The public attitude toward synthetic biology is one of the most
important aspects, influencing its future development by determining
the social acceptance, commercial application and funding.
For this reason, the psychological part of the human practice project
of the Heidelberg team 2010 focused in proving the relationship
between people’s knowledge of synthetic biology and its acceptance. To
prove this relationship we invited 71 participants and divided them
into three groups which got different kind of knowledge. Afterward,
the participants had to fill in a questionnaire referring their
acceptance.
The philosophical part considers the problem of public acceptance and
perception of synthetic biology from a more general point of view: the
question is, if, with the actual terms currently used in synthetic
biology, a critical public discussion could even be possible. To
consider this question some central terms like “artificial cell” or
“living machine” were analyzed, which are semantically paradox itself:
how can something be alive and dead at the same time?
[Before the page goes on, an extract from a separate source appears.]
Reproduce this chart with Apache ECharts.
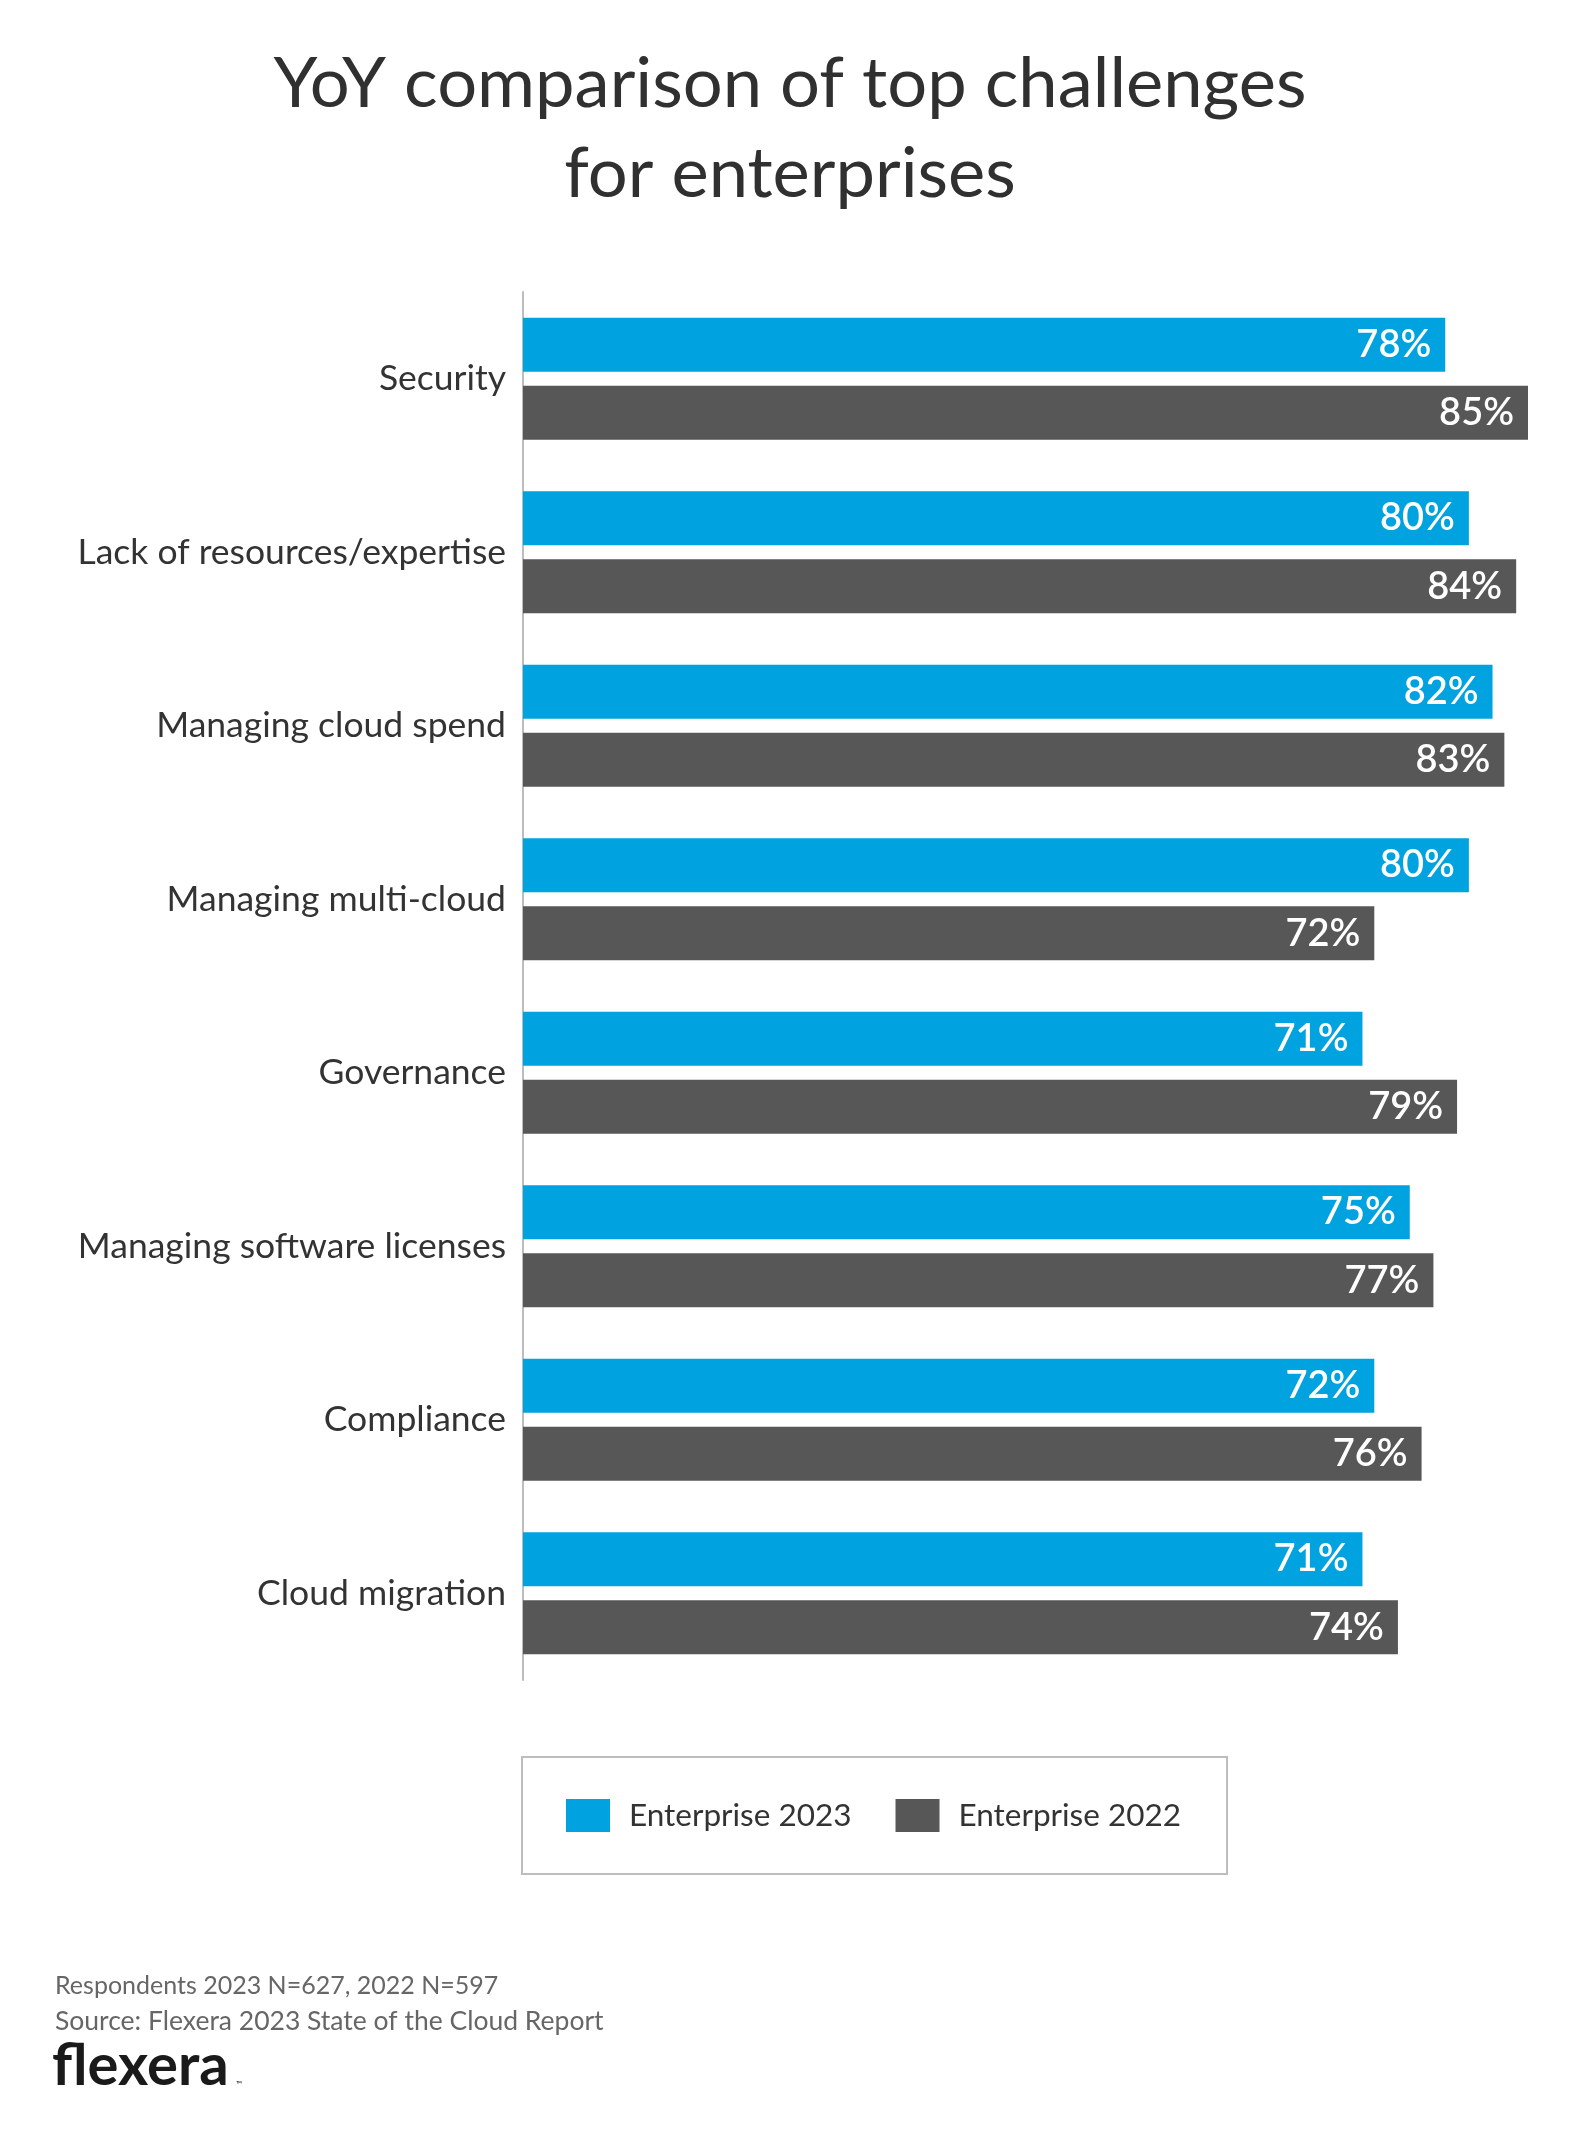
<!DOCTYPE html>
<html>
<head>
<meta charset="utf-8">
<style>
  html, body { margin: 0; padding: 0; background: #ffffff; }
  #chart { width: 1580px; height: 2143px; }
</style>
<script src="https://cdn.jsdelivr.net/npm/echarts@6/dist/echarts.min.js"></script>
</head>
<body>
<div id="chart"></div>
<script>
const categories = [
  'Security',
  'Lack of resources/expertise',
  'Managing cloud spend',
  'Managing multi-cloud',
  'Governance',
  'Managing software licenses',
  'Compliance',
  'Cloud migration'
];
const enterprise2023 = [78, 80, 82, 80, 71, 75, 72, 71];
const enterprise2022 = [85, 84, 83, 72, 79, 77, 76, 74];
const seriesNames = ['Enterprise 2023', 'Enterprise 2022'];
const titleText = 'YoY comparison of top challenges\nfor enterprises';
const footnotes = ['Respondents 2023 N=627, 2022 N=597', 'Source: Flexera 2023 State of the Cloud Report'];

const FONT = 'Lato, "Source Sans Pro", "Noto Sans", sans-serif';
const BLUE = '#00A2DF';
const GRAY = '#575757';

const chart = echarts.init(document.getElementById('chart'), null, { renderer: 'canvas' });

const labelCfg = {
  show: true,
  position: 'insideRight',
  distance: 14,
  color: '#ffffff',
  fontFamily: FONT,
  fontSize: 38,
  fontWeight: 600,
  formatter: p => p.value + '%'
};

chart.setOption({
  backgroundColor: '#ffffff',
  animation: false,
  title: {
    text: titleText,
    left: 'center',
    top: 34,
    textStyle: {
      fontFamily: FONT,
      fontSize: 70.5,
      fontWeight: 400,
      color: '#303030',
      lineHeight: 90
    }
  },
  grid: {
    left: 523,
    right: 52,
    top: 292,
    height: 1388,
    containLabel: false
  },
  xAxis: {
    type: 'value',
    min: 0,
    max: 85,
    show: false
  },
  yAxis: {
    type: 'category',
    data: categories,
    inverse: true,
    axisTick: { show: false },
    axisLine: { show: true, lineStyle: { color: '#bdbdbd', width: 2 } },
    axisLabel: {
      margin: 17,
      fontFamily: FONT,
      fontSize: 35.5,
      color: '#333333'
    }
  },
  legend: {
    data: seriesNames,
    left: 522,
    top: 1757,
    orient: 'horizontal',
    padding: [42, 46, 42, 44],
    borderColor: '#bdbdbd',
    borderWidth: 2,
    itemWidth: 44,
    itemHeight: 33,
    itemGap: 44,
    icon: 'rect',
    textStyle: {
      fontFamily: FONT,
      fontSize: 31.5,
      color: '#333333',
      padding: [0, 0, 0, 14]
    }
  },
  series: [
    {
      name: seriesNames[0],
      type: 'bar',
      data: enterprise2023,
      barWidth: 54,
      barGap: '26%',
      itemStyle: { color: BLUE },
      label: labelCfg
    },
    {
      name: seriesNames[1],
      type: 'bar',
      data: enterprise2022,
      barWidth: 54,
      barGap: '26%',
      itemStyle: { color: GRAY },
      label: labelCfg
    }
  ],
  graphic: [
    {
      type: 'text',
      left: 55,
      top: 1973,
      style: {
        text: footnotes[0],
        fontFamily: FONT,
        fontSize: 25,
        fill: '#666666'
      }
    },
    {
      type: 'text',
      left: 55,
      top: 2008,
      style: {
        text: footnotes[1],
        fontFamily: FONT,
        fontSize: 26.5,
        fill: '#666666'
      }
    },
    {
      type: 'text',
      left: 52,
      top: 2037,
      style: {
        text: 'flexera',
        fontFamily: FONT,
        fontSize: 58,
        fontWeight: 'bold',
        fill: '#1a1a1a',
        letterSpacing: 2.5
      }
    },
    {
      type: 'text',
      left: 236,
      top: 2080,
      style: {
        text: '™',
        fontFamily: FONT,
        fontSize: 8,
        fill: '#1a1a1a'
      }
    }
  ]
});
</script>
</body>
</html>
How is it
possible to have something, invented by humans and at the same time
developed evolutionary?
The human practice team considered not only the problematically
relationship between society and synthetic biology in general it also
focused on the competition itself.
We tried to answer the questions if animal experiments (like they were
conducted by our team) were ethically justified, if in general, these
testing were acceptable for a collegiate field of research like iGEM
and if the competition can handle the responsibility that comes along
with such experiments.
But why is the analysis of all this (knowledge, terms, and animal
testing) necessary? There have been made lots of surveys by past iGEM
teams and almost uncountable ethical reflections. So, what is the
difference to our project this year? Well, never before had a team
invited two neutral experts, studying psychology and philosophy, to
work on their human practice project. Furthermore, the past surveys were
neither representative nor methodically correct and with this have no
explanatory power. The ethical considerations were superficially and
mostly limited to questions of security and safety which are commonly
clarified. Thus, the difference will be an appropriate methodical approach
that is based in the social and empirical sciences.